核使用を正当化した北朝鮮の対韓政策変更

 そのような中、北朝鮮の金正恩総書記は2023年12月の党中央委員会総会で、これまで同じ民族として「平和統一」「和解」の対象としてきた韓国について、「北南関係は同族関係ではない」と宣言し、「敵対国」と位置づけ、さらに戦争になれば韓国の領土を「平定する」と言明した。

 これは、北朝鮮がこれまでとってきた「一民族、一国家、二体制を最終形態として統一を成し遂げよう」という金日成主席の「高麗民主連邦共和国」統一案以来の対韓政策を大転換するもので、韓国のみならず、世界に大きな衝撃を与えた。

 その真意は、同一民族に対する核兵器の使用という矛盾や躊躇(ためら)いを取り除くためであったと見られている。
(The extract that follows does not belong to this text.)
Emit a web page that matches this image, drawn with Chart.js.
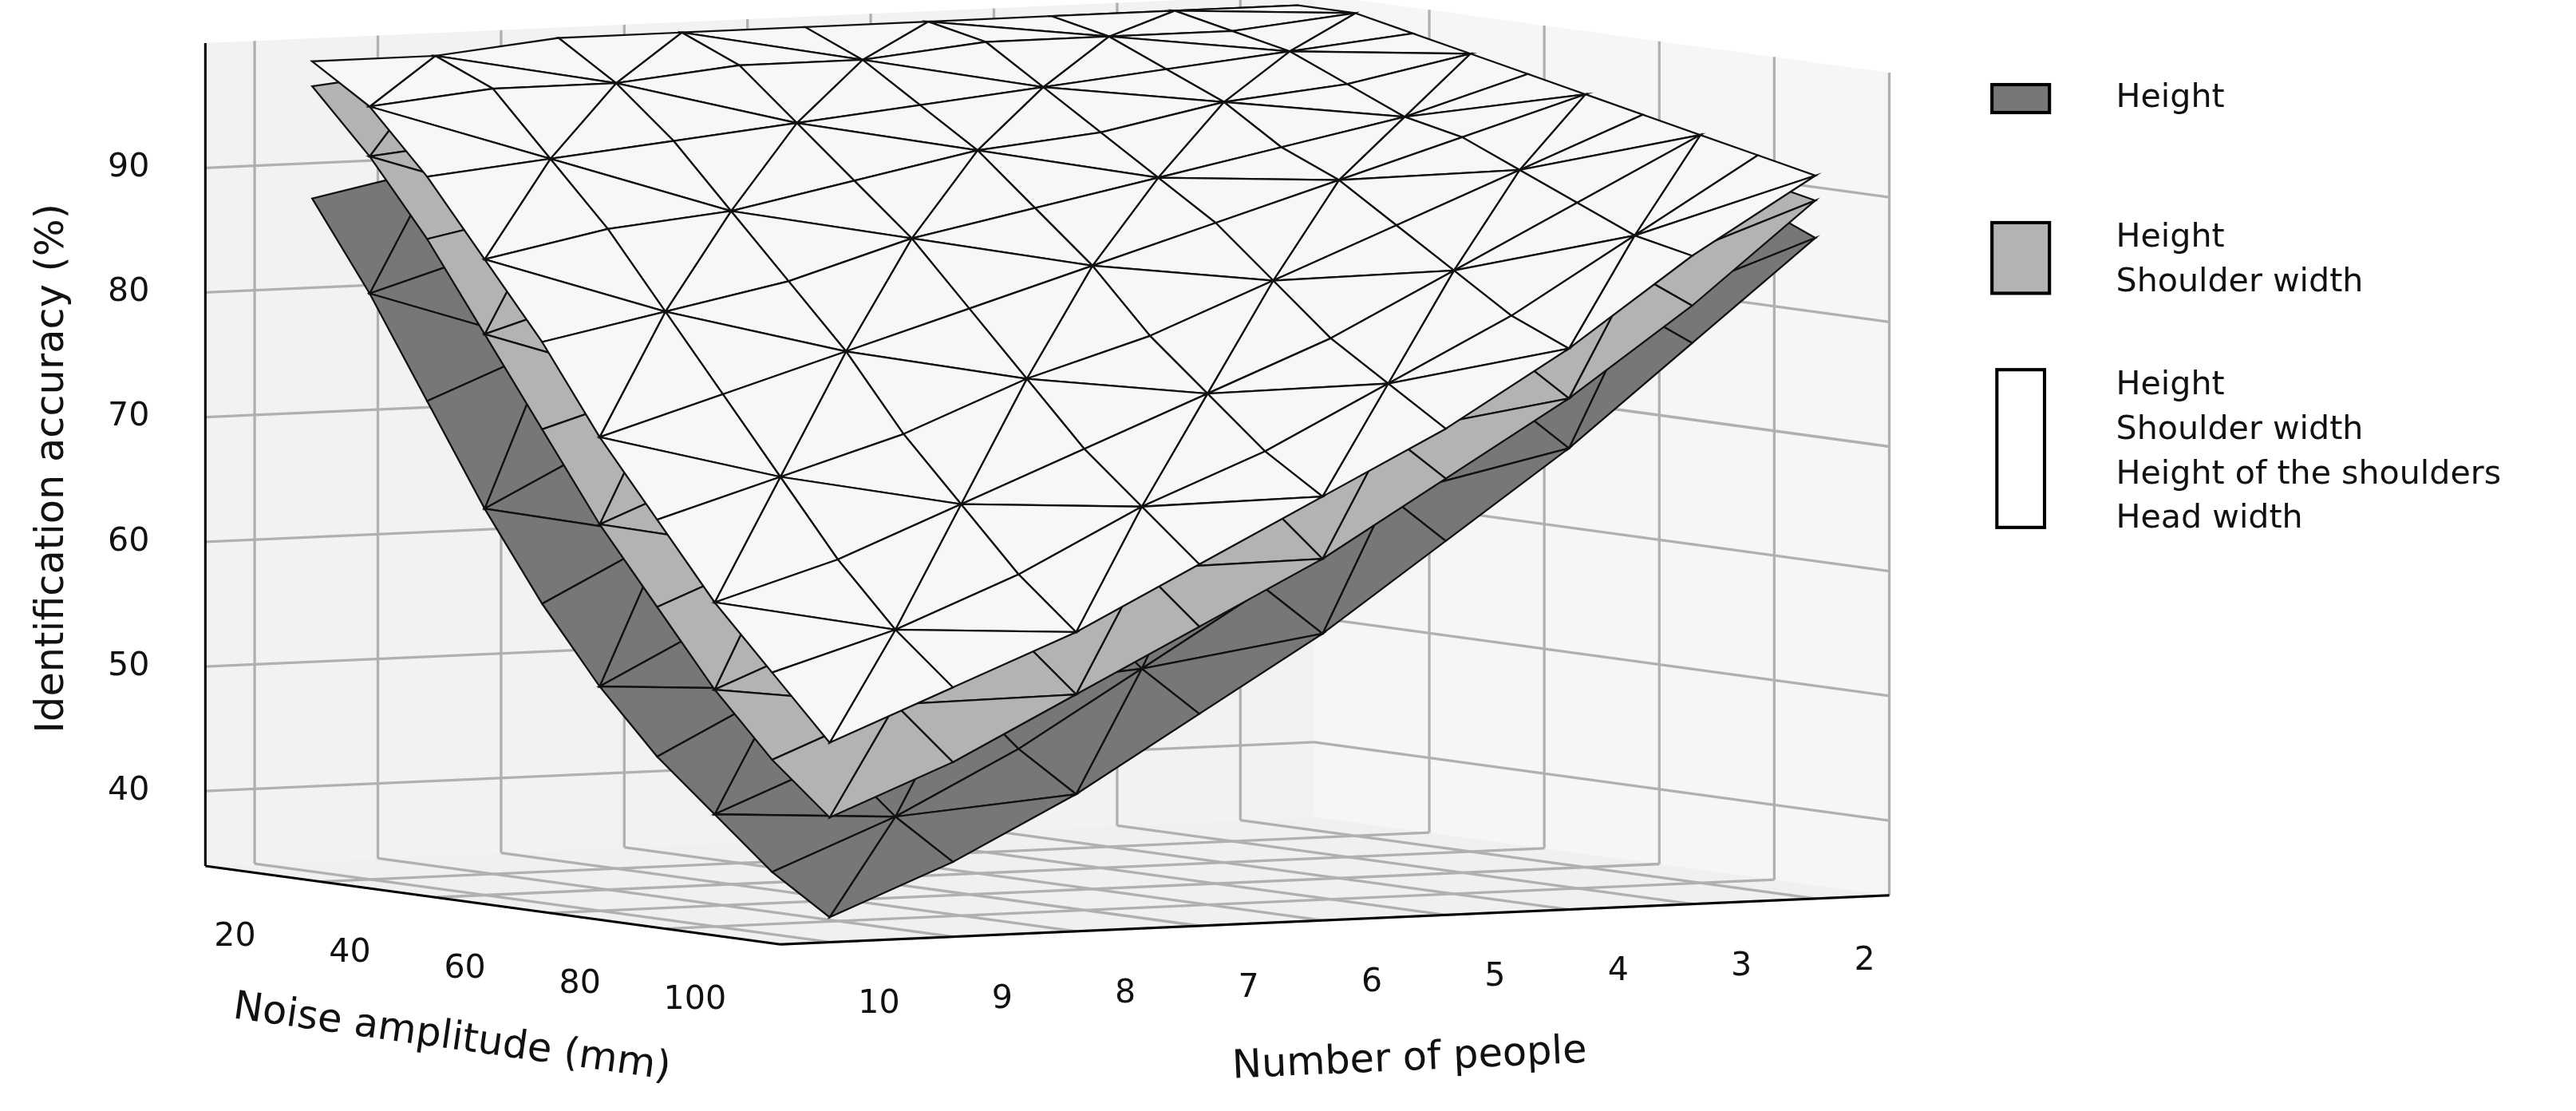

 金正恩総書記の最大の目的は、同一族による支配体制の維持・存続である。

 その目的追求の最大の武器が核抑止力にほかならない訳であるが、同族に対する核兵器の使用という矛盾や躊躇いを取り除くため、同族という概念自体を完全に除去し、敵対国として韓国を再定義する必要があったのである。

 つまり、敵対国に対しては核が使用できるという論理にしておけば、核抑止力が働くという筋書きである。

 同時に、北朝鮮の核兵器は米韓両軍との通常戦力の格差を補うとともに、ロシアがウクライナ戦争で見せたように米国の介入を阻止する上で極めて有効な手段となり得る。

 また、韓国の頭越しで米国に直接対話・交渉を促し、不可侵条約締結や国交正常化などの道筋を作りたいとの思惑にも資するからである。

 こうして、金正恩書記は昨年末、韓国を同族ではない敵対国と定義した上で核兵器使用を正当化し、自国軍に対しは危機に際して韓国を占領、平定、奪還するための準備を命じたのである。